川崎フロンターレ・鬼木達監督の手腕を福田正博が評価。気になるMVP候補も考えた (3ページ目)

  • text by Tsugane Ichiro
  • photo by Sano Miki

 昨季も川崎が圧倒的なシーズンを送って優勝しながら、MVPにはオルンガ(当時柏)が選ばれた。28得点でJ1得点王となったパフォーマンスは圧巻だったとはいえ、チームは7位。やはりサッカーは優勝を目指すチームスポーツである以上、基本的にMVPは優勝チームから選ぶべきだと思う。優勝争いが混戦になったのなら仕方ないが、昨年の川崎はそうではなかった。それだけに今年は川崎から選出されてほしいと思っている。

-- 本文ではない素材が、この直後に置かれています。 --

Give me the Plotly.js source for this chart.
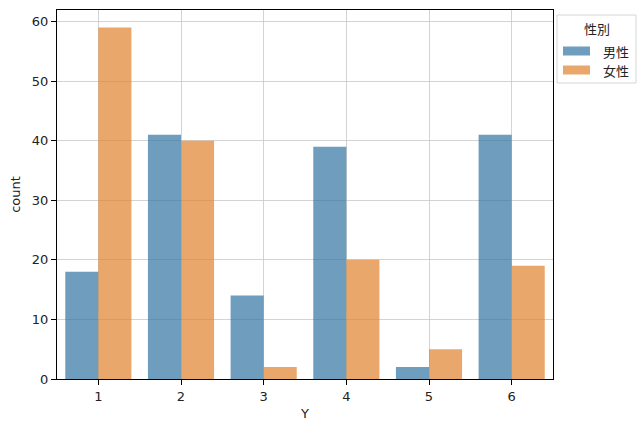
<!DOCTYPE html>
<html><head><meta charset="utf-8">
<script src="https://cdn.plot.ly/plotly-3.0.1.min.js"></script>
<style>body{margin:0;padding:0;background:#fff}</style>
</head><body>
<div id="chart" style="width:644px;height:432px"></div>
<script>
const categories = ['1','2','3','4','5','6'];
const male = [18, 41, 14, 39, 2, 41];
const female = [59, 40, 2, 20, 5, 19];
const seriesNames = ['男性', '女性'];
const seriesColors = ['rgba(50,116,161,0.7)', 'rgba(225,129,44,0.7)'];
const legendTitle = '性別';
const xTitle = 'Y';
const yTitle = 'count';

const font = "DejaVu Sans, 'Noto Sans CJK JP', sans-serif";
const cjk = "'Noto Sans CJK JP', sans-serif";
const series = [male, female];
const traces = series.map((vals, i) => ({
  type:'bar', name:seriesNames[i], x:categories, y:vals,
  marker:{color:seriesColors[i], line:{width:0}}, showlegend:false
}));

// plot area in pixels: x 57..553, y 10..379
const L = 57, R = 553, T = 10, B = 379;
const px = v => (v - L) / (R - L);
const py = v => (B - v) / (B - T);

const shapes = [
  {type:'rect', xref:'paper', yref:'paper', x0:px(557), x1:px(636), y0:py(83), y1:py(15),
   line:{color:'#d6d6d6', width:1}, fillcolor:'rgba(255,255,255,0.8)', layer:'above'}
];
const annotations = [
  {xref:'paper', yref:'paper', x:px(596.5), y:py(29), text:legendTitle, showarrow:false,
   xanchor:'center', yanchor:'middle', font:{family:cjk, size:13, color:'#222'}}
];
seriesNames.forEach((n, i) => {
  const cy = 51 + i * 19;
  shapes.push({type:'rect', xref:'paper', yref:'paper', x0:px(563), x1:px(590),
    y0:py(cy + 4.5), y1:py(cy - 4.5), line:{width:0}, fillcolor:seriesColors[i], layer:'above'});
  annotations.push({xref:'paper', yref:'paper', x:px(601), y:py(cy), text:n, showarrow:false,
    xanchor:'left', yanchor:'middle', font:{family:cjk, size:13, color:'#222'}});
});

const layout = {
  width:644, height:432,
  margin:{l:L, r:644 - R, t:T, b:432 - B},
  paper_bgcolor:'#fff', plot_bgcolor:'#fff',
  font:{family:font, size:13, color:'#222'},
  barmode:'group', bargap:0.2, bargroupgap:0,
  showlegend:false,
  shapes:shapes, annotations:annotations,
  xaxis:{type:'category', title:{text:xTitle, standoff:6, font:{size:13}},
    showgrid:true, gridcolor:'#c8c8c8', gridwidth:0.8,
    showline:true, linecolor:'#000', linewidth:1, mirror:true,
    ticks:'outside', ticklen:5, tickcolor:'#000', zeroline:false},
  yaxis:{range:[0, 61.95], title:{text:yTitle, standoff:8, font:{size:13}},
    dtick:10, showgrid:true, gridcolor:'#c8c8c8', gridwidth:0.8,
    showline:true, linecolor:'#000', linewidth:1, mirror:true,
    ticks:'outside', ticklen:5, tickcolor:'#000', zeroline:false}
};
Plotly.newPlot('chart', traces, layout, {displayModeBar:false, staticPlot:true});
</script>
</body></html>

 川崎の誰がもらっても不思議はないが、個人的には谷口彰悟にMVPを与えたいものの、昨シーズンのプレーぶりのほうが受賞に値したという思いもある。家長昭博も候補ではあるが、一昨年に受賞している点がどう影響するか。三笘薫も在籍時の働きぶりはすばらしかったが、途中で移籍した選手がMVPではあまりにも寂しすぎる。脇坂泰斗も資格はあるだろうが、彼にはこのレベルで満足してもらいたくないので、時期尚早な気もしている。

 そのなかで最右翼はレアンドロ・ダミアンだろう。現在20得点もさることながら、副キャプテンを務め、前線からチームのために献身的に働いた。彼がいるからこそ、川崎の攻撃陣が機能した面は大いにあった。

 もうひとりの候補は、旗手怜央だ。前半戦は左サイドバックにチャレンジし、後半戦からは田中碧の抜けたインサイドハーフでチームを牽引した。活動量もさることながら、驚かされたのは彼のボールキープ力の高さ。それは家長レベルと言ってもいいほどで、旗手のところでボールが収まるから、攻撃が形になったシーンもあった。大卒2年目でMVP獲得となるのかは楽しみなところだ。

 その川崎にとって来シーズンの宿題は、アジア制覇になるだろう。国内では圧倒的な強さを誇りながらも、今季のAFCチャンピオンズリーグ(ACL)はベスト16で敗退。これで、鬼木体制で臨んだACLは、2017年ベスト8、2018年と2019年は2年連続グループリーグ敗退に続き、タイトル奪取とはならなかった。

 今年は、グループステージ6試合で27得点3失点と抜群の攻撃力を見せたものの、決勝トーナメントの蔚山戦(韓国)は堅守に苦しみPK戦で敗れた。決勝トーナメントは三笘や田中碧の移籍後にあったものの、仮に彼らがいても突破は難しかったように思う。

 ただ、そこで浮き彫りになった課題をしっかり解消していければ、来シーズンこそは悲願達成に近づくのではないか。自分たちのストロングポイントを最大限に活かして試合の主導権を握り、相手を押し込んでいく川崎らしいスタイルでアジアの頂点に君臨する。それをいまから期待してやまない。